Pricing is a product decision, not an afterthought. Common models include per-seat, usage-based, and tiered plans. Start simple, communicate value clearly, and be willing to adjust as you learn what customers are willing to pay.

On the technical side, integrate a reliable billing provider rather than building payments yourself. Handle subscriptions, upgrades, failed charges, and taxes carefully — billing bugs erode trust fast.

Plan Your Launch and Growth

A quiet launch wastes months of hard work. Line up your first channels before you go live: your interview contacts, relevant communities, content that answers the questions your customers are already searching for, and partnerships. If a mobile app is part of your offering, strong app store optimization helps the right people discover you at the moment they're looking for a solution.

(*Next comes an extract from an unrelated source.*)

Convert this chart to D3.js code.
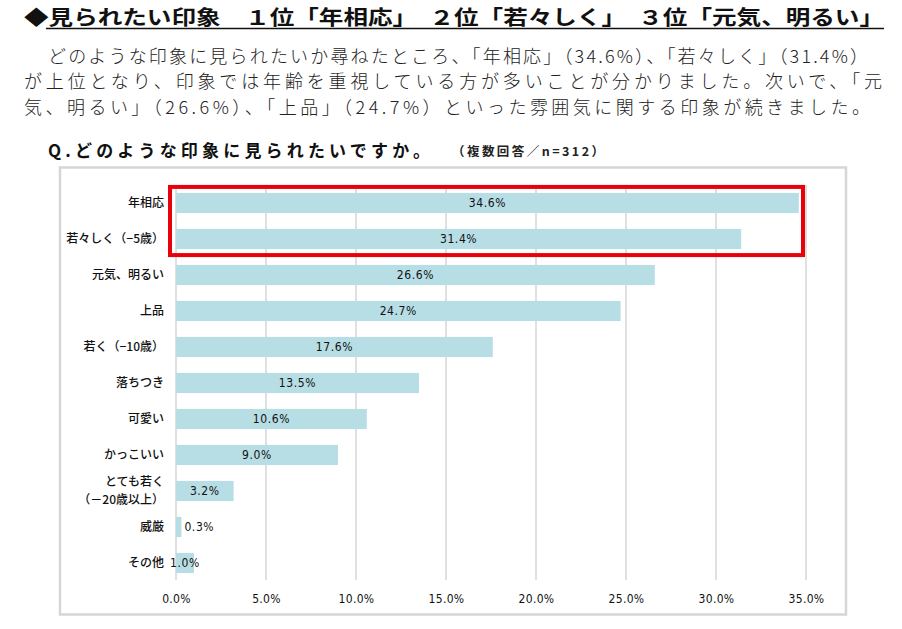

Treat launch as the beginning, not the finish line. Measure activation, retention, and churn, then iterate. Small, consistent improvements to onboarding, performance, and core features compound into durable growth.

Bringing It All Together

Learning how to build a SaaS product comes down to sequencing: validate the problem, ship a focused MVP, build on an architecture that scales, obsess over onboarding, price with intention, and launch with a plan. Each stage informs the next, and none of them require you to guess in the dark.

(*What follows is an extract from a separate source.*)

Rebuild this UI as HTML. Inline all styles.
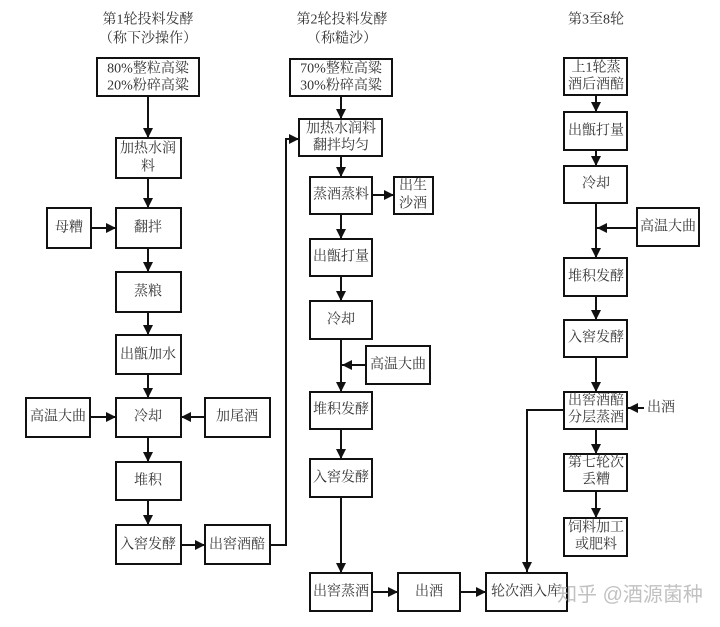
<!DOCTYPE html>
<html><head><meta charset="utf-8"><style>
html,body{margin:0;padding:0;background:#fff;}
svg{display:block;}
text{font-family:"Liberation Serif","Noto Serif CJK SC",serif;font-size:14px;fill:#333;text-anchor:middle;dominant-baseline:central;}
rect{fill:#fff;stroke:#111;stroke-width:2;}
line,polyline{stroke:#111;stroke-width:2;fill:none;}
</style></head><body>
<svg width="720" height="627" viewBox="0 0 720 627" xmlns="http://www.w3.org/2000/svg">
<defs><marker id="a" viewBox="0 0 10 10" refX="10" refY="5" markerWidth="5" markerHeight="5" orient="auto" markerUnits="strokeWidth"><path d="M0,0L10,5L0,10z" fill="#111"/></marker></defs>
<!-- titles -->
<text x="148" y="20">第1轮投料发酵</text><text x="148" y="39">（称下沙操作）</text>
<text x="342" y="20">第2轮投料发酵</text><text x="342" y="39">（称糙沙）</text>
<text x="596" y="20">第3至8轮</text>
<!-- col1 lines -->
<line x1="148" y1="96" x2="148" y2="138" marker-end="url(#a)"/>
<line x1="148" y1="178" x2="148" y2="208" marker-end="url(#a)"/>
<line x1="91" y1="228" x2="116" y2="228" marker-end="url(#a)"/>
<line x1="148" y1="248" x2="148" y2="272" marker-end="url(#a)"/>
<line x1="148" y1="312" x2="148" y2="335" marker-end="url(#a)"/>
<line x1="148" y1="374" x2="148" y2="398" marker-end="url(#a)"/>
<line x1="90" y1="417" x2="116" y2="417" marker-end="url(#a)"/>
<line x1="205" y1="417" x2="181" y2="417" marker-end="url(#a)"/>
<line x1="148" y1="437" x2="148" y2="462" marker-end="url(#a)"/>
<line x1="148" y1="500" x2="148" y2="525" marker-end="url(#a)"/>
<line x1="181" y1="545" x2="205" y2="545" marker-end="url(#a)"/>
<polyline points="270,545 286,545 286,139 299,139" marker-end="url(#a)"/>
<!-- col1 boxes -->
<rect x="97" y="58" width="102" height="38"/><text x="148" y="69">80%整粒高粱</text><text x="148" y="86">20%粉碎高粱</text>
<rect x="116" y="138" width="65" height="40"/><text x="148" y="149">加热水润</text><text x="148" y="167">料</text>
<rect x="47" y="208" width="44" height="40"/><text x="69" y="228">母糟</text>
<rect x="116" y="208" width="65" height="40"/><text x="148" y="228">翻拌</text>
<rect x="116" y="272" width="65" height="40"/><text x="148" y="292">蒸粮</text>
<rect x="116" y="335" width="65" height="39"/><text x="148" y="355">出甑加水</text>
<rect x="26" y="398" width="64" height="39"/><text x="58" y="417">高温大曲</text>
<rect x="116" y="398" width="65" height="39"/><text x="148" y="417">冷却</text>
<rect x="205" y="398" width="65" height="39"/><text x="237" y="417">加尾酒</text>
<rect x="116" y="462" width="65" height="38"/><text x="148" y="481">堆积</text>
<rect x="116" y="525" width="65" height="39"/><text x="148" y="545">入窖发酵</text>
<rect x="205" y="525" width="65" height="39"/><text x="237" y="545">出窖酒醅</text>
<!-- col2 lines -->
<line x1="341" y1="96" x2="341" y2="119" marker-end="url(#a)"/>
<line x1="341" y1="156" x2="341" y2="177" marker-end="url(#a)"/>
<line x1="372" y1="195" x2="394" y2="195" marker-end="url(#a)"/>
<line x1="341" y1="214" x2="341" y2="239" marker-end="url(#a)"/>
<line x1="341" y1="276" x2="341" y2="301" marker-end="url(#a)"/>
<line x1="341" y1="339" x2="341" y2="392" marker-end="url(#a)"/>
<line x1="366" y1="365" x2="342" y2="365" marker-end="url(#a)"/>
<line x1="341" y1="429" x2="341" y2="459" marker-end="url(#a)"/>
<line x1="341" y1="497" x2="341" y2="573" marker-end="url(#a)"/>
<line x1="372" y1="592" x2="398" y2="592" marker-end="url(#a)"/>
<line x1="460" y1="592" x2="486" y2="592" marker-end="url(#a)"/>
<!-- col2 boxes -->
<rect x="290" y="59" width="102" height="37"/><text x="341" y="69">70%整粒高粱</text><text x="341" y="86">30%粉碎高粱</text>
<rect x="299" y="119" width="83" height="37"/><text x="341" y="129">加热水润料</text><text x="341" y="146">翻拌均匀</text>
<rect x="310" y="177" width="62" height="37"/><text x="341" y="195">蒸酒蒸料</text>
<rect x="394" y="177" width="39" height="37"/><text x="413" y="186">出生</text><text x="413" y="204">沙酒</text>
<rect x="310" y="239" width="62" height="37"/><text x="341" y="257">出甑打量</text>
<rect x="310" y="301" width="62" height="38"/><text x="341" y="320">冷却</text>
<rect x="366" y="346" width="64" height="38"/><text x="398" y="365">高温大曲</text>
<rect x="310" y="392" width="62" height="37"/><text x="341" y="410">堆积发酵</text>
<rect x="310" y="459" width="62" height="38"/><text x="341" y="478">入窖发酵</text>
<rect x="310" y="573" width="62" height="38"/><text x="341" y="592">出窖蒸酒</text>
<rect x="398" y="573" width="62" height="38"/><text x="429" y="592">出酒</text>
<rect x="486" y="573" width="81" height="38"/><text x="526" y="592">轮次酒入库</text>
<!-- col3 lines -->
<line x1="596" y1="95" x2="596" y2="112" marker-end="url(#a)"/>
<line x1="596" y1="150" x2="596" y2="166" marker-end="url(#a)"/>
<line x1="596" y1="203" x2="596" y2="258" marker-end="url(#a)"/>
<line x1="637" y1="228" x2="597" y2="228" marker-end="url(#a)"/>
<line x1="596" y1="296" x2="596" y2="320" marker-end="url(#a)"/>
<line x1="596" y1="357" x2="596" y2="392" marker-end="url(#a)"/>
<line x1="644" y1="408" x2="628" y2="408" marker-end="url(#a)"/>
<polyline points="564,410 527,410 527,572" marker-end="url(#a)"/>
<line x1="596" y1="429" x2="596" y2="454" marker-end="url(#a)"/>
<line x1="596" y1="491" x2="596" y2="518" marker-end="url(#a)"/>
<!-- col3 boxes -->
<rect x="564" y="58" width="63" height="37"/><text x="596" y="68">上1轮蒸</text><text x="596" y="85">酒后酒醅</text>
<rect x="564" y="112" width="63" height="38"/><text x="596" y="131">出甑打量</text>
<rect x="564" y="166" width="63" height="37"/><text x="596" y="184">冷却</text>
<rect x="637" y="208" width="62" height="38"/><text x="668" y="227">高温大曲</text>
<rect x="564" y="258" width="63" height="38"/><text x="596" y="277">堆积发酵</text>
<rect x="564" y="320" width="63" height="37"/><text x="596" y="338">入窖发酵</text>
<rect x="564" y="392" width="63" height="37"/><text x="596" y="401">出窖酒醅</text><text x="596" y="418">分层蒸酒</text>
<text x="661" y="408">出酒</text>
<rect x="564" y="454" width="63" height="37"/><text x="596" y="463">第七轮次</text><text x="596" y="480">丢糟</text>
<rect x="564" y="518" width="63" height="38"/><text x="596" y="528">饲料加工</text><text x="596" y="545">或肥料</text>
<!-- watermark -->
<text x="630" y="595" style="font-family:'Liberation Sans','Noto Sans CJK SC',sans-serif;font-size:20px;fill:#bbb;opacity:0.9">知乎 @酒源菌种</text>
</svg>
</body></html>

If you're ready to turn your concept into a product people rely on, the Alpyco team is happy to help you scope, design, and build it the right way. Get in touch and let's map out your path from idea to launch.

Frequently Asked Questions

How long does it take to build a SaaS product?+

A focused MVP typically takes three to six months, depending on complexity, integrations, and team size. Validating the idea and defining a tight scope beforehand is the best way to keep that timeline realistic and avoid costly rework.

How much does it cost to build a SaaS product?+

Costs vary widely based on features, architecture, and design needs. A lean MVP costs far less than a full-featured platform, which is why we recommend launching with a minimal scope, learning from real users, and investing further once demand is proven.

Do I need to build a mobile app for my SaaS?+

Not always. If your customers work primarily on desktop, launching a web application first is usually smarter. You can add native mobile apps as a fast-follow once you've confirmed product-market fit and understand how users behave.

What is the biggest mistake when building a SaaS product?+

Building too much before validating demand. Many founders spend months on features nobody asked for. Talking to real users, shipping a focused MVP, and letting usage data shape your roadmap dramatically improves your odds of success.